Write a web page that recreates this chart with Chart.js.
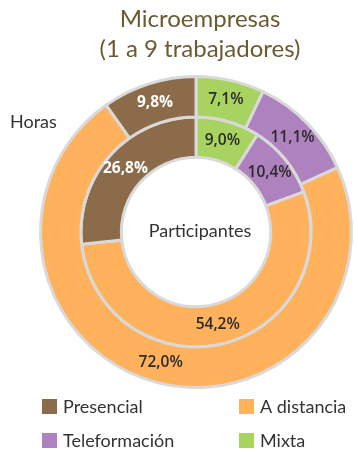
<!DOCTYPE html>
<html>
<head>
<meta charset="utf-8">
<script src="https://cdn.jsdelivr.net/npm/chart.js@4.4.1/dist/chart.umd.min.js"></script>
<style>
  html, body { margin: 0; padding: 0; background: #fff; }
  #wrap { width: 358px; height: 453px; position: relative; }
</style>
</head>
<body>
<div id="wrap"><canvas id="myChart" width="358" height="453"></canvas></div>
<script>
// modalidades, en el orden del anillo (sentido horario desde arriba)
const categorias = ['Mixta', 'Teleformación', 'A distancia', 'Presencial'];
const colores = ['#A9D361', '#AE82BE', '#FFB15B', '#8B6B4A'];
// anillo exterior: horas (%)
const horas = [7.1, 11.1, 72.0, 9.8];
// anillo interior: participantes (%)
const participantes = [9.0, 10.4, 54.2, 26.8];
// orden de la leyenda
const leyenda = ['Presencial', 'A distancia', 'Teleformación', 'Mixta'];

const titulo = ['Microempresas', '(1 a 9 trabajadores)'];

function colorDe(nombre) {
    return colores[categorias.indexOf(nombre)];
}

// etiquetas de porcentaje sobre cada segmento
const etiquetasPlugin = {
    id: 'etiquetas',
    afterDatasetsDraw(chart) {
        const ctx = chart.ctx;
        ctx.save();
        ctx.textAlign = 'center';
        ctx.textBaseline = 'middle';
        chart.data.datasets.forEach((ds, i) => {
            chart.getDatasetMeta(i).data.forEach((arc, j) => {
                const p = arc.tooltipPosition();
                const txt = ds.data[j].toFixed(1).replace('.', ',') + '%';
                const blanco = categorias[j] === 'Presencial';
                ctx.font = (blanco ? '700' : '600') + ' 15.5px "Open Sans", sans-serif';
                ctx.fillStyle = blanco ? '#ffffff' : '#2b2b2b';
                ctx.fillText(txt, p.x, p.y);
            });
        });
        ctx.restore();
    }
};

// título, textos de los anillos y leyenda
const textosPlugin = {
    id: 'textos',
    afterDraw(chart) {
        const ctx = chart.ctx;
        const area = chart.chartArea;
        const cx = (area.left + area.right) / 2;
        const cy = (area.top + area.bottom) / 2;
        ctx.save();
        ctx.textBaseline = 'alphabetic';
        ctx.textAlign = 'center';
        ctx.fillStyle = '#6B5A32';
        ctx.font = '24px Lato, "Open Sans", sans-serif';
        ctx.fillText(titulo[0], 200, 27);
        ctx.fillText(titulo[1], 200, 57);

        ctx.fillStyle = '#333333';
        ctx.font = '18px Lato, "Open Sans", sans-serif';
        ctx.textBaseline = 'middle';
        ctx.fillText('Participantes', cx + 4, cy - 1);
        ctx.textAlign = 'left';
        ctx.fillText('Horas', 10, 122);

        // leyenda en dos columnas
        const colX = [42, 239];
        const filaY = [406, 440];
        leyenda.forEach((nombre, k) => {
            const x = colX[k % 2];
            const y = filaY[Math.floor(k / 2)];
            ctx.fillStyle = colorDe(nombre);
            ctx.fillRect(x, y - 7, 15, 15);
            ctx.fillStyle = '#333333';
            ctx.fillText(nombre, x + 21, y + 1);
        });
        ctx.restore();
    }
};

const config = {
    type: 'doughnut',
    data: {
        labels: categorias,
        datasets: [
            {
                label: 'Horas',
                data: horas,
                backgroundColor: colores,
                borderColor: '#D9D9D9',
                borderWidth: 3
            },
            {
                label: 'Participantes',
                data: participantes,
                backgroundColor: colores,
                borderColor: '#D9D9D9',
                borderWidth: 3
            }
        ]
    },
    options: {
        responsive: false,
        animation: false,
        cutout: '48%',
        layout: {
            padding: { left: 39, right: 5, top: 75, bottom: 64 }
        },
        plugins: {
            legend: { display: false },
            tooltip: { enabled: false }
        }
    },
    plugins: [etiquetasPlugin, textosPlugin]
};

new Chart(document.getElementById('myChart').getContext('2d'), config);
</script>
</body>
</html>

_ _ _ _ _ _ _

→ **Exercise requirements**
Set down the material above as is, without any pictures.

→ **Answer below**
Write a web page that recreates this chart with Chart.js.
<!DOCTYPE html>
<html>
<head>
<meta charset="utf-8">
<script src="https://cdn.jsdelivr.net/npm/chart.js@4.4.1/dist/chart.umd.min.js"></script>
<style>
  html, body { margin: 0; padding: 0; background: #fff; }
  #wrap { width: 358px; height: 453px; position: relative; }
</style>
</head>
<body>
<div id="wrap"><canvas id="myChart" width="358" height="453"></canvas></div>
<script>
// modalidades, en el orden del anillo (sentido horario desde arriba)
const categorias = ['Mixta', 'Teleformación', 'A distancia', 'Presencial'];
const colores = ['#A9D361', '#AE82BE', '#FFB15B', '#8B6B4A'];
// anillo exterior: horas (%)
const horas = [7.1, 11.1, 72.0, 9.8];
// anillo interior: participantes (%)
const participantes = [9.0, 10.4, 54.2, 26.8];
// orden de la leyenda
const leyenda = ['Presencial', 'A distancia', 'Teleformación', 'Mixta'];

const titulo = ['Microempresas', '(1 a 9 trabajadores)'];

function colorDe(nombre) {
    return colores[categorias.indexOf(nombre)];
}

// etiquetas de porcentaje sobre cada segmento
const etiquetasPlugin = {
    id: 'etiquetas',
    afterDatasetsDraw(chart) {
        const ctx = chart.ctx;
        ctx.save();
        ctx.textAlign = 'center';
        ctx.textBaseline = 'middle';
        chart.data.datasets.forEach((ds, i) => {
            chart.getDatasetMeta(i).data.forEach((arc, j) => {
                const p = arc.tooltipPosition();
                const txt = ds.data[j].toFixed(1).replace('.', ',') + '%';
                const blanco = categorias[j] === 'Presencial';
                ctx.font = (blanco ? '700' : '600') + ' 15.5px "Open Sans", sans-serif';
                ctx.fillStyle = blanco ? '#ffffff' : '#2b2b2b';
                ctx.fillText(txt, p.x, p.y);
            });
        });
        ctx.restore();
    }
};

// título, textos de los anillos y leyenda
const textosPlugin = {
    id: 'textos',
    afterDraw(chart) {
        const ctx = chart.ctx;
        const area = chart.chartArea;
        const cx = (area.left + area.right) / 2;
        const cy = (area.top + area.bottom) / 2;
        ctx.save();
        ctx.textBaseline = 'alphabetic';
        ctx.textAlign = 'center';
        ctx.fillStyle = '#6B5A32';
        ctx.font = '24px Lato, "Open Sans", sans-serif';
        ctx.fillText(titulo[0], 200, 27);
        ctx.fillText(titulo[1], 200, 57);

        ctx.fillStyle = '#333333';
        ctx.font = '18px Lato, "Open Sans", sans-serif';
        ctx.textBaseline = 'middle';
        ctx.fillText('Participantes', cx + 4, cy - 1);
        ctx.textAlign = 'left';
        ctx.fillText('Horas', 10, 122);

        // leyenda en dos columnas
        const colX = [42, 239];
        const filaY = [406, 440];
        leyenda.forEach((nombre, k) => {
            const x = colX[k % 2];
            const y = filaY[Math.floor(k / 2)];
            ctx.fillStyle = colorDe(nombre);
            ctx.fillRect(x, y - 7, 15, 15);
            ctx.fillStyle = '#333333';
            ctx.fillText(nombre, x + 21, y + 1);
        });
        ctx.restore();
    }
};

const config = {
    type: 'doughnut',
    data: {
        labels: categorias,
        datasets: [
            {
                label: 'Horas',
                data: horas,
                backgroundColor: colores,
                borderColor: '#D9D9D9',
                borderWidth: 3
            },
            {
                label: 'Participantes',
                data: participantes,
                backgroundColor: colores,
                borderColor: '#D9D9D9',
                borderWidth: 3
            }
        ]
    },
    options: {
        responsive: false,
        animation: false,
        cutout: '48%',
        layout: {
            padding: { left: 39, right: 5, top: 75, bottom: 64 }
        },
        plugins: {
            legend: { display: false },
            tooltip: { enabled: false }
        }
    },
    plugins: [etiquetasPlugin, textosPlugin]
};

new Chart(document.getElementById('myChart').getContext('2d'), config);
</script>
</body>
</html>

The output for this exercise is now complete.